Les Pallières and and Gour de Chaulé embody Southern Rhône's best overachieving appellation, Gigondas. Commonly known as Baby Châteauneuf, Gigondas has the elevation and steep slope grade to induce a seriousness to these Grenache-dominant blends that are in another league of terroir from neighboring zones.

Terraces cut into the Dentelles de Montmirail hillsides give us Gigondas from the 15th century-founded Domaine Les Pallières. Of the two cuvées produced by the Brunier brothers (also owners of Vieux Télégraphe in Châteauneuf du Pape), it is the Terrasse du Diable (Devil's Terraces) that has always struck a chord for me. These are the highest elevation plantings on the estate, bringing the essential brisk structure to balance Grenache's forward-baked strawberry and white pepper profile.

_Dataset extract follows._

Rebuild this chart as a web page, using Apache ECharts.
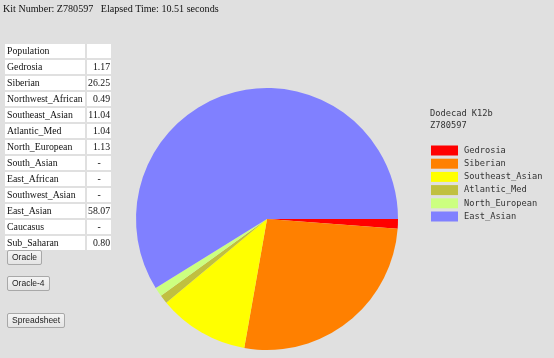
<!DOCTYPE html>
<html>
<head>
<meta charset="utf-8">
<script src="https://cdn.jsdelivr.net/npm/echarts@6/dist/echarts.min.js"></script>
<style>
  html, body { margin:0; padding:0; background:#e0e0e0; width:554px; height:358px; overflow:hidden; }
  #chart { position:absolute; left:0; top:0; width:554px; height:358px; }
  #hdr { position:absolute; left:3px; top:3px; font-family:"Liberation Serif","DejaVu Serif",serif; font-size:10.1px; color:#111; white-space:pre; z-index:2; }
  #tbl { position:absolute; left:3px; top:42px; border-collapse:separate; border-spacing:2px; font-family:"Liberation Serif",serif; font-size:9.8px; color:#111; z-index:2; }
  #tbl td { background:#fff; height:14px; padding:0 2px; line-height:14px; }
  #tbl td.n { width:22px; text-align:right; padding:0 1px 0 1px; }
  #tbl td.p { width:76px; }
  .btn { position:absolute; left:7px; height:15px; box-sizing:border-box; border:1px solid #a8a8a8; border-radius:2px; background:linear-gradient(#f4f4f4,#e4e4e4); font-family:"Liberation Sans",Arial,sans-serif; font-size:8.5px; color:#222; line-height:13px; padding:0 4px; z-index:2; }
</style>
</head>
<body>
<div id="chart"></div>
<div id="hdr"></div>
<table id="tbl"></table>
<div id="buttons"></div>
<script>
const kitNumber = "Z780597";
const elapsed = "10.51";
const tablePopulations = ["Gedrosia","Siberian","Northwest_African","Southeast_Asian","Atlantic_Med","North_European","South_Asian","East_African","Southwest_Asian","East_Asian","Caucasus","Sub_Saharan"];
const tableValues = ["1.17","26.25","0.49","11.04","1.04","1.13","-","-","-","58.07","-","0.80"];
const pieCategories = ["Gedrosia","Siberian","Southeast_Asian","Atlantic_Med","North_European","East_Asian"];
const pieValues = [1.17, 26.25, 11.04, 1.04, 1.13, 58.07];
const pieColors = ["#ff0000","#ff8000","#ffff00","#c0c040","#ccff80","#8080ff"];
const buttonLabels = ["Oracle","Oracle-4","Spreadsheet"];
const buttonTops = [250, 276, 313];

document.getElementById('hdr').textContent = "Kit Number: " + kitNumber + "   Elapsed Time: " + elapsed + " seconds";
const tbl = document.getElementById('tbl');
let html = '<tr><td class="p">Population</td><td class="n"></td></tr>';
tablePopulations.forEach((p, i) => {
  html += '<tr><td class="p">' + p + '</td><td class="n"' + (tableValues[i] === '-' ? ' style="text-align:center"' : '') + '>' + tableValues[i] + '</td></tr>';
});
tbl.innerHTML = html;
const bd = document.getElementById('buttons');
buttonLabels.forEach((b, i) => {
  const d = document.createElement('div');
  d.className = 'btn';
  d.style.top = buttonTops[i] + 'px';
  d.textContent = b;
  bd.appendChild(d);
});

const chart = echarts.init(document.getElementById('chart'), null, {renderer:'canvas'});
const mono = '"DejaVu Sans Mono","Liberation Mono",monospace';
chart.setOption({
  backgroundColor: 'transparent',
  animation: false,
  title: {
    text: 'Dodecad K12b\n' + kitNumber,
    left: 430, top: 107,
    padding: 0,
    textStyle: { fontFamily: mono, fontSize: 8.7, fontWeight: 'normal', color: '#333', lineHeight: 12.5 }
  },
  legend: {
    orient: 'vertical',
    left: 431, top: 145.5,
    padding: 0,
    itemWidth: 27, itemHeight: 10, itemGap: 3.2,
    icon: 'rect',
    selectedMode: false,
    data: pieCategories,
    textStyle: { fontFamily: mono, fontSize: 8.7, color: '#333', lineHeight: 10, padding: [0,0,0,1] }
  },
  series: [{
    type: 'pie',
    center: [267, 219],
    radius: 131,
    startAngle: 0,
    clockwise: true,
    label: { show: false },
    labelLine: { show: false },
    emphasis: { disabled: true },
    itemStyle: { borderWidth: 0 },
    data: pieCategories.map((c, i) => ({ name: c, value: pieValues[i], itemStyle: { color: pieColors[i] } }))
  }]
});
</script>
</body>
</html>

Gour de Chaulé, like Pallières, focuses on high percentages of Grenache in their blend, not relying on the dark and muscular tones of Syrah and Mourvèdre to impress. (Both domaines use over 85% for these two cuvées). While Pallières partially de-stems, Gour de Chaulé always sees 100% whole cluster fermentation. Here, an extra element of tension and a more reserved fruit profile gives one of the most disciplined frames of a Southern Rhône red.